We developed a pipeline to extract phased methylation signals from ONT alignments (https://github.com/projectoriented/continuous-methylation). Briefly, when parental Illumina reads were available, ONT reads from the offspring were phased using the Canu (v2.1.1) trio-binning method. The phased ONT reads were then aligned to the GRCh38 reference genome using minimap2 (v2.24.0) and haplotagged accordingly. For individuals (e.g., parents) without available parental Illumina data, SVs were identified using Sniffles40 (v2.2) and small variants were called with Clair3 (v1.0.2), followed by haplotagging with LongPhase (v1.7.2). Methylation tags from unmapped BAM files were linked to the phased alignments using methylink (v0.6.0, https://github.com/projectoriented/methylink). Finally, Modkit (v0.3.1, https://github.com/nanoporetech/modkit) was used to generate methylation calls in BED format via pileup function. We analyzed mean methylation differences between the two X chromosome haplotypes across 889 CpG islands, including ±5 kbp flanking regions. We then used deepTools (v3.5.5, https://github.com/deeptools/deepTools) to compute the methylation matrix and generate the plots using the following parameters:

computeMatrix scale-regions -R {hg38XcpgI.bed} -S {hap1.bigWig} {hap2.bigWig} -b 5000 --regionBodyLength 2000 -a 5000 --skipZeros --numberOfProcessors 12 --outFileName {matrix}; plotProfile -m {matrix} --averageType mean --samplesLabel pat mat --startLabel CpGI --endLabel CpGI --yAxisLabel “Mean of methylation%“ --yMin 0 --yMax 100 --colors blue red --legendLocation lower-right --perGroup --plotType=lines --plotTitle {sample} --dpi 600 --outFileName {plot}

Long-read Kinnex generation and analysis

Total RNA was extracted from 5 million lymphoblast cells using the RNeasy mini kit from Qiagen. After initial QC using DS-11 FX (Denovix) for UV-Vis quantification and Bioanalyzer RNA 6000 Nano (Agilent, P/N G2939A and 5067-1511) for quality score calculation, 150–250 ng per sample were processed into cDNA and sequencing library concatamers using the Iso-Seq Express 2.0 and Kinnex full-length RNA kits (PacBio, P/N 103-071-500 and 103-072-000) according to manufacturer’s protocols with the following modifications: amplified cDNAs were analyzed for average size using Femto Pulse (Agilent P/N M5330AA and FP-1003-0275) and quantified using fluorescence (Qubit HS DNA Fisher Scientific P/N Q32854) before equimolar pooling and an additional 1.1X SMRTbell Cleanup Bead wash to remove residual primer-dimer before proceeding to Kinnex PCR. Kinnex concatamers were checked for length using Femto Pulse (P/N FP-1002-0275) before loading on 1 SMRT Cell 25 M on the PacBio Revio sequencing platform using SPRQ chemistry with Adaptive Loading and a 30-hour acquisition time. After sequencing, raw data were processed with the Read Segmentation and Iso-Seq workflow in SMRT Link v25.3 using default parameters to generate sample-demultiplexed full-length reads (flnc.bam) files.
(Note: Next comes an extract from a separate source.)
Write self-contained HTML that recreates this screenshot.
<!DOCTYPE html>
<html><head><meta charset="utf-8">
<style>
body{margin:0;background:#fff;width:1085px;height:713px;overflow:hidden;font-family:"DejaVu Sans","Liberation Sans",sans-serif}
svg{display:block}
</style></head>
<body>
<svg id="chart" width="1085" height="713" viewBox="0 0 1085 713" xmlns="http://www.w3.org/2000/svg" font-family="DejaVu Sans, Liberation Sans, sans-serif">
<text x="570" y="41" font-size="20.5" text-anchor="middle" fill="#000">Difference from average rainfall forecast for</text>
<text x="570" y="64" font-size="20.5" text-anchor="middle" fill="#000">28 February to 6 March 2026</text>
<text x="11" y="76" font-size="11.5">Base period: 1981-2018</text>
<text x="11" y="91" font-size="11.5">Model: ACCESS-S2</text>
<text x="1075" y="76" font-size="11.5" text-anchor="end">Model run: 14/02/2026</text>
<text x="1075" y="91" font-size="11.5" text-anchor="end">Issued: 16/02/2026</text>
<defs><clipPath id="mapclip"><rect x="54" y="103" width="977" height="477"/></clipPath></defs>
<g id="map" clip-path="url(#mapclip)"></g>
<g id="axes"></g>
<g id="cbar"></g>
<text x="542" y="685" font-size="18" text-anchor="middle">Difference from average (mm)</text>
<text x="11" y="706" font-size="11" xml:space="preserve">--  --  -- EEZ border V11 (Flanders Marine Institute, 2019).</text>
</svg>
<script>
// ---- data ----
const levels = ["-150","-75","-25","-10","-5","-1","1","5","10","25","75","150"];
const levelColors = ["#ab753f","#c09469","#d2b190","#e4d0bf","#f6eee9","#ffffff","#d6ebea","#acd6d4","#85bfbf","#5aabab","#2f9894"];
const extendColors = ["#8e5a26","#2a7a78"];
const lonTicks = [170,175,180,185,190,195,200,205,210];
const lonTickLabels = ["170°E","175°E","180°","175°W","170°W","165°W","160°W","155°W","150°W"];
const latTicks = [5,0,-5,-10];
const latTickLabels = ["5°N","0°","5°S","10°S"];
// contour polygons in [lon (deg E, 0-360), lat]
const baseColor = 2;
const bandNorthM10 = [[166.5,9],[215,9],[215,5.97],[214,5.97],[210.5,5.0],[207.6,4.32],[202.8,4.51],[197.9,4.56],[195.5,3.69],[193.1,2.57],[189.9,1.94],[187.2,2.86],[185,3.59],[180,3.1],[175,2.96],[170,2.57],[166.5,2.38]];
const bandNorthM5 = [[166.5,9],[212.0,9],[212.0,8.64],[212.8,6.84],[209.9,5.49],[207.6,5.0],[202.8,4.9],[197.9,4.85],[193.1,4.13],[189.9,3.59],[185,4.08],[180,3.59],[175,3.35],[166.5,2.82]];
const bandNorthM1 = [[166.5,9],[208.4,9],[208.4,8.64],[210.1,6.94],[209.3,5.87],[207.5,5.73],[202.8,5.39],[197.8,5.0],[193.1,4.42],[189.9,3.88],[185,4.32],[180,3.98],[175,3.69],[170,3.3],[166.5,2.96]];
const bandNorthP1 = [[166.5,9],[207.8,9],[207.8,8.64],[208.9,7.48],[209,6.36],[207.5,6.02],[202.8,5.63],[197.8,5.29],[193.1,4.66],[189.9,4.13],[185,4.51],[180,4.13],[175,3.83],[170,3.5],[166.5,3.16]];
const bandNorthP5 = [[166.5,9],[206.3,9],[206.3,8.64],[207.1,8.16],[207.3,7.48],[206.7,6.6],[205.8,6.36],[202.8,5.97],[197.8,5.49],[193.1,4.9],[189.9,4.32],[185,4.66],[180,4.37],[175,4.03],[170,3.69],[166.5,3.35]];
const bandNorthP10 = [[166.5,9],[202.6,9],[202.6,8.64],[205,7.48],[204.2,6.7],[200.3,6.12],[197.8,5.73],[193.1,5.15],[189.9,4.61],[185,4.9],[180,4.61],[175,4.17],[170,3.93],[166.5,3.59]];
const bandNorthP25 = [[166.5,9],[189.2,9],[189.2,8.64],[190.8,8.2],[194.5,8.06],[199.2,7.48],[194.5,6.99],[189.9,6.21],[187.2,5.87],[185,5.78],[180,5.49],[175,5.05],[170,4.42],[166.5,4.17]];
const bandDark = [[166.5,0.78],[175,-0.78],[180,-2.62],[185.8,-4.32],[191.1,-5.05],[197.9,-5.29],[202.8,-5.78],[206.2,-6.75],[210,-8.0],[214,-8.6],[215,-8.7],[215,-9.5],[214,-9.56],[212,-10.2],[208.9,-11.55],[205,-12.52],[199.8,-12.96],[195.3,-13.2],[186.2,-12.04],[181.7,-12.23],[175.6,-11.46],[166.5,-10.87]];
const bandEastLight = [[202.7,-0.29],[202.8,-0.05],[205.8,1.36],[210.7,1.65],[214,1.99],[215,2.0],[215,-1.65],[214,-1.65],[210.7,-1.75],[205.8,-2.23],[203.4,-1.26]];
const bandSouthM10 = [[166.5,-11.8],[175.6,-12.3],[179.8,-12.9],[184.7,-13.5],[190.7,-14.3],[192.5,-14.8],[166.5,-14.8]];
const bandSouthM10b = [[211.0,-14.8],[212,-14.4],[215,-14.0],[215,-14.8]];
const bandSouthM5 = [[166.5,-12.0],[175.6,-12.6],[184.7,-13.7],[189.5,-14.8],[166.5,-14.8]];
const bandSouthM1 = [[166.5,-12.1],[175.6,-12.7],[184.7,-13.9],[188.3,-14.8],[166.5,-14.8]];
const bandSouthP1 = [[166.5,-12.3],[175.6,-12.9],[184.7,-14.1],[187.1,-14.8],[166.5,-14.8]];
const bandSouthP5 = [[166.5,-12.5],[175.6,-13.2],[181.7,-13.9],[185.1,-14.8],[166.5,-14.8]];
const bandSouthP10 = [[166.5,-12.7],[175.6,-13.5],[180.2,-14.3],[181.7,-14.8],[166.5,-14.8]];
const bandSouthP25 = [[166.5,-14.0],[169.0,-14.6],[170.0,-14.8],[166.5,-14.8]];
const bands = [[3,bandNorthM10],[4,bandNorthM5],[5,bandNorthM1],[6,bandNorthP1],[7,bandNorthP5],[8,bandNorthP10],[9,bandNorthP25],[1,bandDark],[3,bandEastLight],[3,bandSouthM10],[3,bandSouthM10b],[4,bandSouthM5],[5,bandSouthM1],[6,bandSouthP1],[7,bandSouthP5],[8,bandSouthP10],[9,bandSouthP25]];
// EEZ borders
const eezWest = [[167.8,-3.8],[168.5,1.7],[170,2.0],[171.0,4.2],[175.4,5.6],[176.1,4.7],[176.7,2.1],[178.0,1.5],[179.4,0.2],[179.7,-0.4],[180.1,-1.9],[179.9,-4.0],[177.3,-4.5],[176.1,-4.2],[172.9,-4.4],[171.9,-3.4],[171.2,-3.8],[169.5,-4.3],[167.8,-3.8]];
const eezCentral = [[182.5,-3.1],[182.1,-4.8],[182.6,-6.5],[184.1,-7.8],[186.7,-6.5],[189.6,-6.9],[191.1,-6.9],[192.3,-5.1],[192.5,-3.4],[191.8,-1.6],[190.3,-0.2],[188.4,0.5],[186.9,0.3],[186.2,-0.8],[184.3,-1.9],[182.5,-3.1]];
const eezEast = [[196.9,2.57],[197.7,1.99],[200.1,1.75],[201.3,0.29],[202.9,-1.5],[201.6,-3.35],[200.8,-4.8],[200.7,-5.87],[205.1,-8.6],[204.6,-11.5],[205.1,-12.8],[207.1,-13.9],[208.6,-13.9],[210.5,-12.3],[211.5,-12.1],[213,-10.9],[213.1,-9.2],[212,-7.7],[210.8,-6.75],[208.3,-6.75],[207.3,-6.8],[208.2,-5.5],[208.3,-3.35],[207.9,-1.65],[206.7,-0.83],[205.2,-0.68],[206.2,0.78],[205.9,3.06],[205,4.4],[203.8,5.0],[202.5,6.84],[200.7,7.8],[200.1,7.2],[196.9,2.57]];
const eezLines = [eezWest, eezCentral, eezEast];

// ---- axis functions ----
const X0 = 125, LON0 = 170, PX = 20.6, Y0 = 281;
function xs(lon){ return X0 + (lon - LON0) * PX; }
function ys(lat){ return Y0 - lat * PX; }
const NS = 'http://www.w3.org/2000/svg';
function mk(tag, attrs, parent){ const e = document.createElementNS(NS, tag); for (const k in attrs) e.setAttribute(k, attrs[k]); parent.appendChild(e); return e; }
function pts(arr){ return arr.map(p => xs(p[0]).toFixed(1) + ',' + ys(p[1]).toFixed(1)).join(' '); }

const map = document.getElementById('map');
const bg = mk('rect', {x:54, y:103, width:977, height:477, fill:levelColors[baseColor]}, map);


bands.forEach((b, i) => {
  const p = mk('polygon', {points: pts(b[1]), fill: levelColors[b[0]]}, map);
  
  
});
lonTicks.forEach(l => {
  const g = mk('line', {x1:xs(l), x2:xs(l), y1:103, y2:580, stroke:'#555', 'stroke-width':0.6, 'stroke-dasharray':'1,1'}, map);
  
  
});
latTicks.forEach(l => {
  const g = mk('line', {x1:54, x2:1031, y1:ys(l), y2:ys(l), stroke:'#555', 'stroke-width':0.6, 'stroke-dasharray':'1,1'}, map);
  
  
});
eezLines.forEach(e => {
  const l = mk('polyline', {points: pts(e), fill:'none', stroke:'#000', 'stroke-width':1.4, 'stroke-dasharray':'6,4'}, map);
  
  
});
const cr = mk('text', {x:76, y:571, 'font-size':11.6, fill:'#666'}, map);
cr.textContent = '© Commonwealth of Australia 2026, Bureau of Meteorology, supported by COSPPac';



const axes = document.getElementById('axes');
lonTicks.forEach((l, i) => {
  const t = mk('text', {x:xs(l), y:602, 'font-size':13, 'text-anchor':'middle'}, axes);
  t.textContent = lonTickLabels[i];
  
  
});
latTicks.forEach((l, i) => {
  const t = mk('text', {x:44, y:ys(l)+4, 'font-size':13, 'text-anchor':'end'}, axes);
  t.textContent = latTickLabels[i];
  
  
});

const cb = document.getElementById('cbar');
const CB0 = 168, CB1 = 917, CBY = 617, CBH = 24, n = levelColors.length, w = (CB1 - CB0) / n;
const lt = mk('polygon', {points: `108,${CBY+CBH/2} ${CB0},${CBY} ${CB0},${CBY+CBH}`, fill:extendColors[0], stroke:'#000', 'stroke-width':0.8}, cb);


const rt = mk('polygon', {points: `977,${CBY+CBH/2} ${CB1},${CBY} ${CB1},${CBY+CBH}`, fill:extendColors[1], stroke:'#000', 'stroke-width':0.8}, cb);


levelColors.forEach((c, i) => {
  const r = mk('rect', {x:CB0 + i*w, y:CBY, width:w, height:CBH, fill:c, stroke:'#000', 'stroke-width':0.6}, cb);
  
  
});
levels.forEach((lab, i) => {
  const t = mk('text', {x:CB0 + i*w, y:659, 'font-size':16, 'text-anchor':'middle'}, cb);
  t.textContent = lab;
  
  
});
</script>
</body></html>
BAM files were converted to FASTA format using SAMtools (v1.21) and aligned to the GRCh38 reference genome with minimap2 (v2.28) using the parameters -ax splice:hq -uf --secondary=no --eqx -K 200 M. Gene and transcript quantifications were performed with IsoQuant60 (v3.10.0) using GENCODE v49 annotations. Raw gene counts from the target proband and remaining samples were used as case and control groups, respectively, for differential expression analysis with DESeq261 (v1.50.0), incorporating sex and diagnosis as variables.

Ethics

Ethical approval for this study was granted by the University of Washington IRB Committee B, under STUDY ID: STUDY00000383.

Reporting summary

Further information on research design is available in the Nature Portfolio Reporting Summary linked to this article.